Les chrétiens ont diverses manières d'aider leur prochain de l'étranger sans pousser à la violation des lois civiles et canoniques ou à leur contournement. Et ils n'ont pas de leçons de charité à recevoir d'agitateurs politiques qui sont les plus antireligieux, anticléricaux et tout particulièrement anticatholiques qui soient. En bons marxistes, ces derniers se sont livrés, en cette affaire, à une instrumentalisation éhontée de la charité de l'Eglise qui ne pouvait qu'abuser des hommes d'Eglise naturellement compatissants mais rapidement dépassés par l'ampleur de la manoeuvre. Ce qui prouve, une fois de plus, que chacun doit savoir rester à sa place... Par la même occasion, un nouveau pas a été franchi dans la désacralisation en montrant au monde entier le peu de respect qu'on peut avoir en France pour les lieux de prière des catholiques, puisque, curieusement, c'est toujours de ceux-ci qu'il s'agit...

Les manipulateurs de cette lamentable péripétie porteront la responsabilité des fallacieuses espérances qu'ils auront suscitées chez ces milliers de malheureux dont ils se sont servis ou qu'ils ont cru servir... Ce qui est tout le contraire de la charité.
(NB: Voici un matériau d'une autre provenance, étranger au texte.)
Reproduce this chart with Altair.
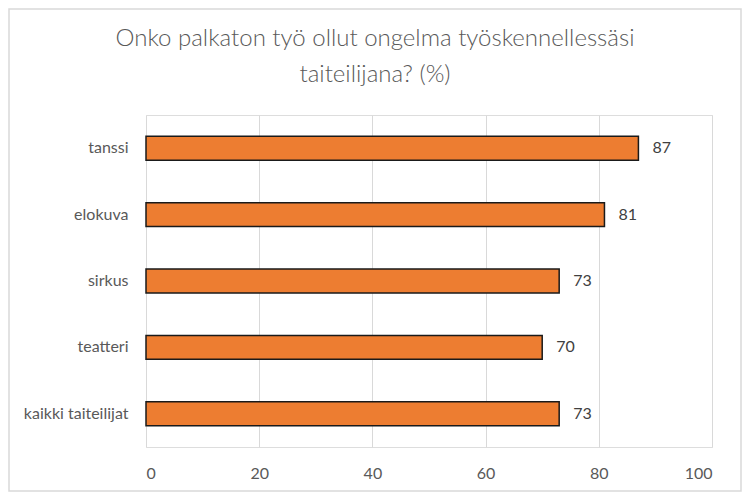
import altair as alt
import pandas as pd

categories = ["tanssi", "elokuva", "sirkus", "teatteri", "kaikki taiteilijat"]
values = [87, 81, 73, 70, 73]
x_ticks = [0, 20, 40, 60, 80, 100]
title_lines = ["Onko palkaton työ ollut ongelma työskennellessäsi", "taiteilijana? (%)"]

df = pd.DataFrame({"kategoria": categories, "arvo": values})
one = pd.DataFrame({"k": [0]})

W, H = 566, 332
PAD = {"left": 138, "top": 107, "right": 30, "bottom": 45}

y_enc = alt.Y("kategoria:N", sort=categories,
              scale=alt.Scale(paddingInner=0.64, paddingOuter=0.32),
              axis=alt.Axis(title=None, domain=False, ticks=False, grid=False,
                            labelFontSize=16, labelColor="#595959", labelPadding=18,
                            labelFont="Lato"))
x_enc = alt.X("arvo:Q", scale=alt.Scale(domain=[0, 100], nice=False),
              axis=alt.Axis(title=None, values=x_ticks, domain=False, ticks=False,
                            grid=True, gridColor="#d9d9d9", gridWidth=1,
                            labelFontSize=16, labelColor="#595959", labelPadding=18,
                            labelFont="Lato"))

frame = alt.Chart(one).mark_rect(fill="white", fillOpacity=0, stroke="#d9d9d9",
                                 strokeWidth=1.5).encode(
    x=alt.value(-PAD["left"] + 1), x2=alt.value(W + PAD["right"] - 1),
    y=alt.value(-PAD["top"] + 1), y2=alt.value(H + PAD["bottom"] - 1))

bars = alt.Chart(df).mark_bar(color="#ED7D31", stroke="#1a1a1a", strokeWidth=1.5).encode(
    x=x_enc, y=y_enc)

labels = alt.Chart(df).mark_text(align="left", baseline="middle", dx=14,
                                 fontSize=16, color="#404040", font="Lato").encode(
    x="arvo:Q", y=alt.Y("kategoria:N", sort=categories), text="arvo:Q")

title_style = dict(align="center", baseline="alphabetic", font="Lato", fontSize=24,
                   fontWeight=300, color="#595959")
t1 = alt.Chart(one).mark_text(**title_style).encode(
    x=alt.value(375 - 146), y=alt.value(-69), text=alt.value(title_lines[0]))
t2 = alt.Chart(one).mark_text(**title_style).encode(
    x=alt.value(375 - 146), y=alt.value(-33), text=alt.value(title_lines[1]))

chart = alt.layer(frame, bars, labels, t1, t2).properties(
    width=W, height=H,
    padding=PAD,
    autosize=alt.AutoSizeParams(type="none"),
).configure_view(stroke=None).configure(background="white")

chart.save("out.html", embed_options={"renderer": "svg", "actions": False})
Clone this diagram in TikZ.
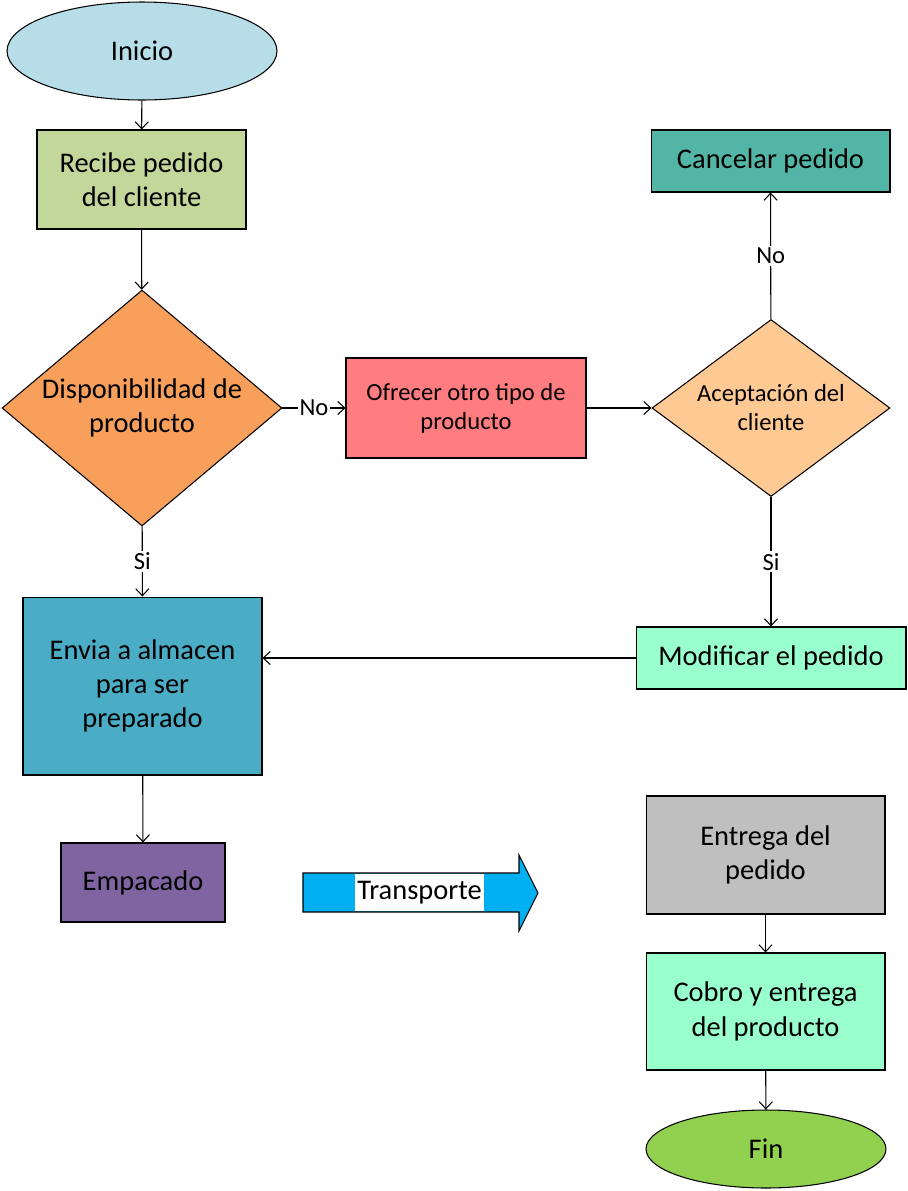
\documentclass[tikz,border=0pt]{standalone}
\usepackage{fontspec}
\setmainfont{Carlito}
\usetikzlibrary{shapes.geometric,arrows.meta}
\definecolor{iniciocol}{HTML}{B7DDE8}
\definecolor{recibecol}{HTML}{C4D79B}
\definecolor{dispcol}{HTML}{F79F5B}
\definecolor{ofrecercol}{HTML}{FF7C80}
\definecolor{aceptcol}{HTML}{FFC993}
\definecolor{cancelcol}{HTML}{52B5A5}
\definecolor{modifcol}{HTML}{99FFCC}
\definecolor{enviacol}{HTML}{4BACC6}
\definecolor{empaccol}{HTML}{8064A2}
\definecolor{transcol}{HTML}{00B0F0}
\definecolor{entregacol}{HTML}{BFBFBF}
\definecolor{fincol}{HTML}{92D050}

\begin{document}
\begin{tikzpicture}[x=0.02cm,y=-0.02cm,line width=0.6pt,
		>={Straight Barb[length=4pt,width=7.5pt]},
		big/.style={font=\fontsize{16.2}{19.5}\selectfont,align=center},
		small/.style={font=\fontsize{14}{16.5}\selectfont,align=center},
		proc/.style={draw,rectangle,big,inner sep=2pt},
		term/.style={draw,ellipse,big,inner sep=0pt},
		decis/.style={draw,diamond,inner sep=-0.4cm},
		lbl/.style={fill=white,inner sep=1pt,small}]
			\useasboundingbox (0,0) rectangle (907,1191);

			% left column
			\node[term,fill=iniciocol,minimum width=5.4cm,minimum height=1.96cm] (inicio) at (142,51) {Inicio};
			\node[proc,fill=recibecol,minimum width=4.18cm,minimum height=1.98cm] (recibe) at (141.5,179.5) {Recibe pedido\\del cliente};
			\node[decis,big,fill=dispcol,minimum width=5.6cm,minimum height=4.72cm] (disp) at (142,408) {Disponibilidad de\\producto};
			\node[proc,fill=enviacol,minimum width=4.78cm,minimum height=3.56cm] (envia) at (142.5,686) {Envia a almacen\\para ser\\preparado};
			\node[proc,fill=empaccol,minimum width=3.28cm,minimum height=1.58cm] (empacado) at (143,882.5) {Empacado};

			% middle and right column
			\node[proc,small,fill=ofrecercol,minimum width=4.8cm,minimum height=2cm] (ofrecer) at (466,408) {Ofrecer otro tipo de\\producto};
			\node[decis,small,fill=aceptcol,minimum width=4.76cm,minimum height=3.54cm] (acept) at (771,408) {Aceptación del\\cliente};
			\node[proc,fill=cancelcol,minimum width=4.78cm,minimum height=1.24cm] (cancelar) at (770.5,161) {Cancelar pedido};
			\node[proc,fill=modifcol,minimum width=5.4cm,minimum height=1.24cm] (modificar) at (771,658) {Modificar el pedido};
			\node[proc,fill=entregacol,minimum width=4.78cm,minimum height=2.36cm] (entrega) at (765.5,855) {Entrega del\\pedido};
			\node[proc,fill=modifcol,minimum width=4.78cm,minimum height=2.34cm] (cobro) at (765.5,1011.5) {Cobro y entrega\\del producto};
			\node[term,fill=fincol,minimum width=4.8cm,minimum height=1.56cm] (fin) at (766,1149) {Fin};

			% transport arrow
			\draw[fill=transcol] (303,873) -- (519,873) -- (519,855) -- (538,893) -- (519,931) -- (519,912) -- (303,912) -- cycle;
			\node[big,fill=white,inner sep=0pt,minimum width=2.58cm,minimum height=0.74cm] (transporte) at (419.5,892.5) {Transporte};

			% connectors
			\draw[->] (inicio) -- (recibe);
			\draw[->] (recibe) -- (disp);
			\draw[->] (disp) -- node[lbl] {No} (ofrecer);
			\draw[->] (ofrecer) -- (acept);
			\draw[->] (acept) -- node[lbl] {No} (cancelar);
			\draw[->] (acept) -- node[lbl] {Si} (modificar);
			\draw[->] (disp) -- node[lbl] {Si} (envia);
			\draw[->] (modificar.west) -- (modificar.west -| envia.east);
			\draw[->] (envia) -- (empacado);
			\draw[->] (entrega) -- (cobro);
			\draw[->] (cobro) -- (fin);
		\end{tikzpicture}
\end{document}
Qu'à tout le moins on ne se serve pas des citoyens catholiques pour une cause frelatée. Et qu'on respecte au moins la paix de leurs églises parce qu'au vu de leur marginalisation croissante dans la vie publique il n'y aura bientôt plus que là qu'ils pourront eux-mêmes trouver refuge...

( Joël-Benoît d'Onorio est président de la Confédération des juristes catholiques de France ; directeur de l'Institut européen des relations Eglise-Etat.)